Yet the sensitivity reflected in today's reaction is nothing we can claim to have invented. Even while keeping peace with a strong hand, the leaders of the Concert of Europe were reluctant to admit that they presided over a "naked great-power alliance" or that they made a practice of "imposing peace" without the consent of small nations directly concerned. This, in spite of the fact that whenever the peace of Europe was seriously threatened, they did what they felt they had to do with no apologies.

Unlike Metternich and the other reactionary masters of the Concert of Europe whose compelling ambition was to preserve a dynastic system that had limited survival value even in the nineteenth century, the drafters of the U.N. Charter had more spacious objectives. They expressed these objectives in the Charter as moral and political principles which the institutions of the United Nations were to interpret and enforce.

When the drafters of the Charter met at Dumbarton Oaks and later at San Francisco, they had fresh in their minds an instance of great-power callousness far more shocking than the settlement imposed in Crete. The Western capitulation at Munich-involving, as it did, the dismemberment and ultimate overrunning of Czechoslovakia-was a horrible example of something that should not be permitted to happen again. Thus, the United States delegates were emphatic that the Council should not be given the power to "impose settlements." It should be able to do anything, everything, to "keep" the peace but not to "prescribe" it. Yet, since others insisted that a rigid adherence to this principle was unrealistic, the issue was compromised in the end by empowering the Council, in the event the parties to a dangerous dispute failed to settle it by negotiation or other peaceful means, "to recommend such terms of settlement as it may consider appropriate."

Under this provision, the Security Council could set out in detail the terms on which a dangerous dispute should be settled. In the language of art, however, those terms would be only a "recommendation," not a "decision." The significance of the distinction relates to the technical means of enforcement. It can be argued that the great powers, acting through their instrument, the Security Council, would not be authorized to "impose" a settlement by employing the mandatory-or, in the last resort, the military-sanctions provided by Chapter VII of the Charter. Yet, quite possibly this distinction is not so important as it seems. Sir Charles Webster, a distinguished English jurist who played an important role for the Foreign Office in the conferences from which the Charter evolved, has written: ". . . at San Francisco it was made quite clear that the Security Council itself could decide what the terms of a settlement ought to be. The question as to how far this right extends is a controversial one, but, in my view, the Security Council has the power to impose a settlement on the parties to a dispute, even if this means the alteration of their legal rights, provided that it determines that such a settlement is necessary for the maintenance of international peace and security."
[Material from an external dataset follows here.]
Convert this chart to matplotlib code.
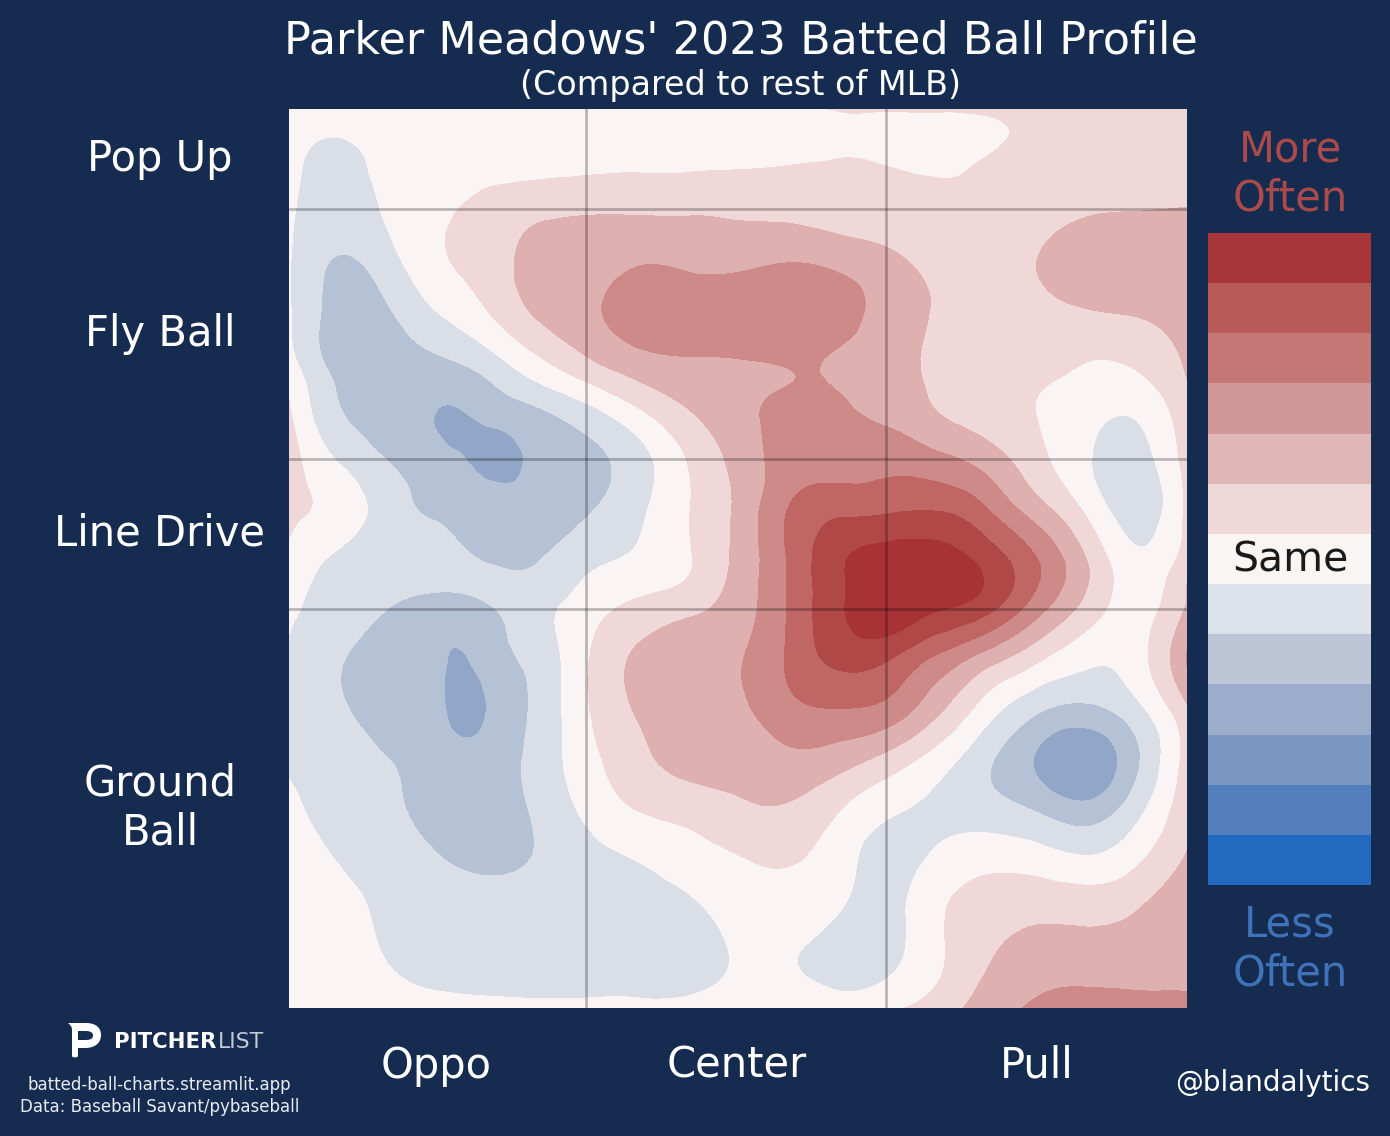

Quite obviously the practical question is not whether the Council can resort to mandatory sanctions to enforce its judgment as to the shape and content of a fair settlement. After all, only once in the history of the Charter have those mandatory sanctions been invoked-and then, I think, quite unwisely. In the case of Southern Rhodesia, the Council made the requisite finding of a "threat to the peace" but on intellectually indefensible grounds.

No responsible national leader wants or expects the global powers, the United States and the Soviet Union, to treat the Middle East as the Concert of Europe treated Crete-nor should that be necessary. Secretary Rogers, it seems to me, got it quite right when he said, "There are lots of ways to influence people without making them do it. I think the force of reasoning and the force of public opinion have a lot to do with influencing nations."

In saying this, the Secretary reflected the eminently sensible view that in the rare situation when the United States and the Soviet Union can reach agreement on a solution for a major problem which the members of the Security Council accept as within the principles of the Charter, they should not be condemned to helplessness-watching with impotent dismay while the temperature of a whole strategic area of the world moves nearer to the flash point.

Yet this could well be our posture if we let ourselves be confused by a semantic argument over the desirability of an "imposed peace." Obviously, it is much better if peace can be arrived at through negotiation among the parties to a conflict and recorded in a peace treaty. So long as there is reasonable hope that this may occur, the great powers should do no more than encourage the process. Not only is it a thoroughly decent policy, fully consistent with the ideas of self-determination, sovereignty and nonintervention that have long been a part of our credo, but, most important, it relieves our country of the responsibility of making difficult decisions on complex issues or appearing to meddle in the affairs of other peoples.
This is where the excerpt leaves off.